Ahora bien, si bien es impensable que la lucha armada pueda ser hoy una herramienta por parte de los movimientos de oprimidos o subalternos, la violencia es un elemento de la política y tiene que ser pensado por la sociedad y por los movimientos políticos. En cierto modo, es bastante ingenuo y un signo de impotencia el pensar que puede haber un proyecto y un proceso político sin alguna vez plantearse esta discusión: ya sea que haya que hacer frente a una represión violenta por parte del Estado, ya sea que hay que forzar los consensos establecidos y, por lo tanto, ejercer niveles de violencia que van a ser mencionados como tal por los medios y por las instituciones del poder.
—Por último, ¿qué ves en la fórmula Fernández/Fernández y en los deseos de un pacto social a la Gelbard, como el del último gobierno de Perón? ¿Es posible ese acuerdo?
—Sobre todo, por el hecho de que el gobierno esté en manos de una clase social tan clara, de que, por primera vez, este sector ligado a los dueños de los principales negocios de la Argentina sea el que directamente gobierna, me doy cuenta de hasta qué punto el peronismo es la forma más lograda que ha tenido la Argentina de la posibilidad de una democracia. Una democracia en el sentido de integración social, de justicia social, con conformación de un horizonte común para la sociedad, en la que, más o menos, distintas capas se sientan integradas y parte de un proyecto colectivo. De una soberanía capaz de dar cuenta de la multiplicidad y la heterogeneidad que hay en la sociedad, con diferentes clases, diferentes subjetividades. A su vez, el peronismo también es el fenómeno político que bloquea, neutraliza y esteriliza la pregunta por una transformación más radical de la sociedad.
—Entonces, ¿cómo asumimos el proceso político?
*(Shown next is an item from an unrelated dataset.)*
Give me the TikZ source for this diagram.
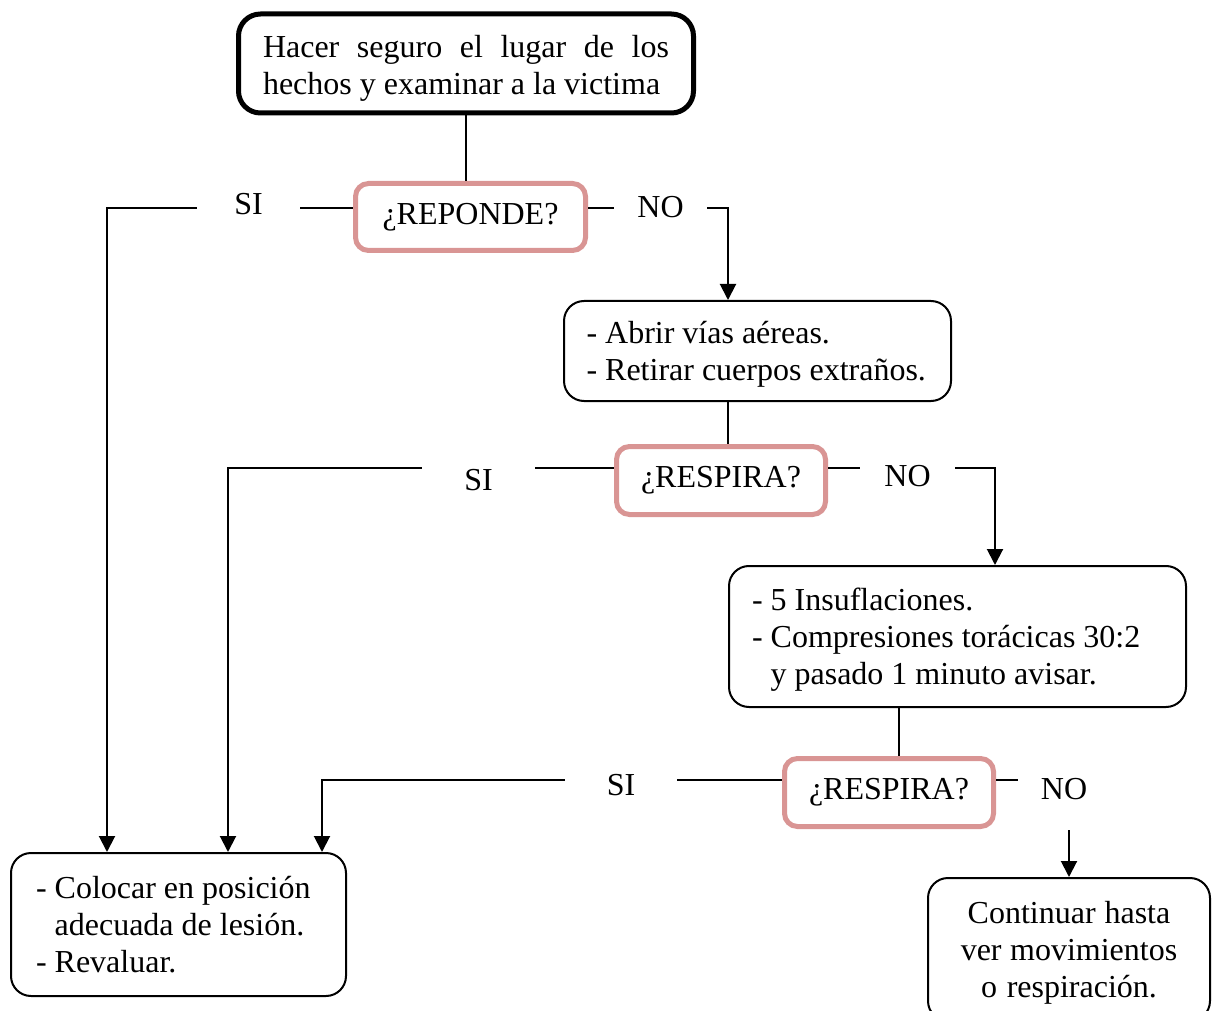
\documentclass[tikz,border=0pt]{standalone}
\usepackage{fontspec}
\setmainfont{Liberation Serif}
\usepackage{tikz}
\usetikzlibrary{arrows.meta, positioning}
\definecolor{rosa}{RGB}{217, 149, 148}
\hyphenpenalty=10000

\begin{document}
\begin{tikzpicture}[x=1pt, y=1pt, font=\fontsize{32}{37}\selectfont,
    caja/.style={draw, line width=2pt, rounded corners=20pt, align=left, inner ysep=0pt,
      execute at begin node={\spaceskip=0pt\relax}},
    pregunta/.style={draw=rosa, line width=5pt, rounded corners=13pt, minimum height=68pt},
    etiqueta/.style={inner sep=0pt},
    linea/.style={line width=2pt},
    flecha/.style={line width=2pt, -{Triangle[length=16pt, width=16pt]}}]
\useasboundingbox (0,0) rectangle (1219,-1011);
% Start box
\node[caja, line width=5pt, rounded corners=22pt, align=justify, text width=406pt, inner xsep=24.5pt, minimum height=99pt] (inicio) at (466,-63.5) {\rule{0pt}{32pt}Hacer seguro el lugar de los hechos y examinar a la victima};
% Questions
\node[pregunta, minimum width=230pt, minimum height=67pt] (reponde) at (470.5,-217) {¿REPONDE?};
\node[pregunta, minimum width=209pt] (respiraA) at (721,-480.5) {¿RESPIRA?};
\node[pregunta, minimum width=209pt] (respiraB) at (889,-792.5) {¿RESPIRA?};
% Action boxes
\node[caja, text width=342pt, inner xsep=22.5pt, minimum height=100pt] (abrir) at (757.5,-351) {\rule{0pt}{29pt}- Abrir vías aéreas.\\- Retirar cuerpos extraños.};
\node[caja, text width=411pt, inner xsep=23pt, minimum height=141pt] (insufla) at (957.5,-636.5) {\rule{0pt}{28pt}- 5 Insuflaciones.\\- Compresiones torácicas 30:2\\\hphantom{- }y pasado 1 minuto avisar.};
\node[caja, text width=285pt, inner xsep=25pt, minimum height=143pt] (colocar) at (178.5,-924.5) {- Colocar en posición\\\hphantom{- }adecuada de lesión.\\- Revaluar.};
\node[caja, align=center, text width=232pt, inner xsep=25pt, minimum height=143pt] (continuar) at (1069,-949.5) {\rule{0pt}{28pt}Continuar hasta\\ver movimientos\\o respiración.};
% SI / NO labels
\node[etiqueta, minimum width=103pt] (siA) at (248.5,-204) {SI};
\node[etiqueta, minimum width=93pt] (noA) at (660.5,-207) {NO};
\node[etiqueta, minimum width=113pt] (siB) at (478.5,-480) {SI};
\node[etiqueta, minimum width=95pt] (noB) at (907.5,-476) {NO};
\node[etiqueta, minimum width=112pt] (siC) at (621,-785) {SI};
\node[etiqueta, minimum width=92pt, minimum height=82pt] (noC) at (1064,-789) {NO};
% Start to first question
\draw[linea] (inicio.south) -- (inicio.south |- reponde.north);
% First question
\draw[linea] ([yshift=-4pt]siA.east) -- ([yshift=-4pt]siA.east -| reponde.west);
\draw[flecha] ([yshift=-4pt]siA.west) -| ([xshift=97pt]colocar.north west);
\draw[linea] ([yshift=-1pt]noA.west) -- ([yshift=-1pt]noA.west -| reponde.east);
\draw[flecha] ([yshift=-1pt]noA.east) -| ([xshift=165pt]abrir.north west);
% Second question
\draw[linea] ([xshift=165pt]abrir.south west) -- ([xshift=165pt]abrir.south west |- respiraA.north);
\draw[linea] ([yshift=12pt]siB.east) -- ([yshift=12pt]siB.east -| respiraA.west);
\draw[flecha] ([yshift=12pt]siB.west) -| ([xshift=218pt]colocar.north west);
\draw[linea] ([yshift=8pt]noB.west) -- ([yshift=8pt]noB.west -| respiraA.east);
\draw[flecha] ([yshift=8pt]noB.east) -| ([xshift=267pt]insufla.north west);
% Third question
\draw[linea] ([xshift=171pt]insufla.south west) -- ([xshift=171pt]insufla.south west |- respiraB.north);
\draw[linea] ([yshift=5pt]siC.east) -- ([yshift=5pt]siC.east -| respiraB.west);
\draw[flecha] ([yshift=5pt]siC.west) -| ([xshift=312pt]colocar.north west);
\draw[linea] ([yshift=9pt]noC.west) -- ([yshift=9pt]noC.west -| respiraB.east);
\draw[flecha] (noC.south -| continuar.north) -- (continuar.north);
\end{tikzpicture}
\end{document}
—Hay que descartar que sea un proceso lineal de acumulación política, popular y social, y que mientras más posiciones se conquistan, más vamos a estar en condiciones de avanzar en el proceso: hemos visto cómo no logra materializarse y, simplemente, es una especie de trampa que contiene la democracia como modo de gobierno. Porque lo que hemos visto es, básicamente, que no hay una democratización permanente, sino que siempre se detiene: llega un punto en el cual ya no puede ser desplegándose y, casi siempre, se retrocede y se vuelven a recrear las diferencias y las desigualdades, y a instalar las impunidades y las opresiones que uno pensaba habían quedado atrás. Es lo que vivimos durante estos cuatro años que desmintió -completa o parcialmente- la idea que había impuesto el kirchnerismo, que era que había conquistas irreversibles. Tampoco quiere decir esto que podamos pensar en el viejo axioma izquierdista de que “cuanto peor, mejor”: no creo que sea así. Y por lo tanto, creo que ni una ni la otra son respuestas válidas. Por eso, tenemos un gran desafío de innovación política y de creación. Creo que hay que recuperar esa idea de ruptura. De ruptura con el neoliberalismo y, por tanto, cierta imagen de la revolución. ¿Cómo se hace? Creo que no lo podemos responder hoy. Pero seguiremos buscando.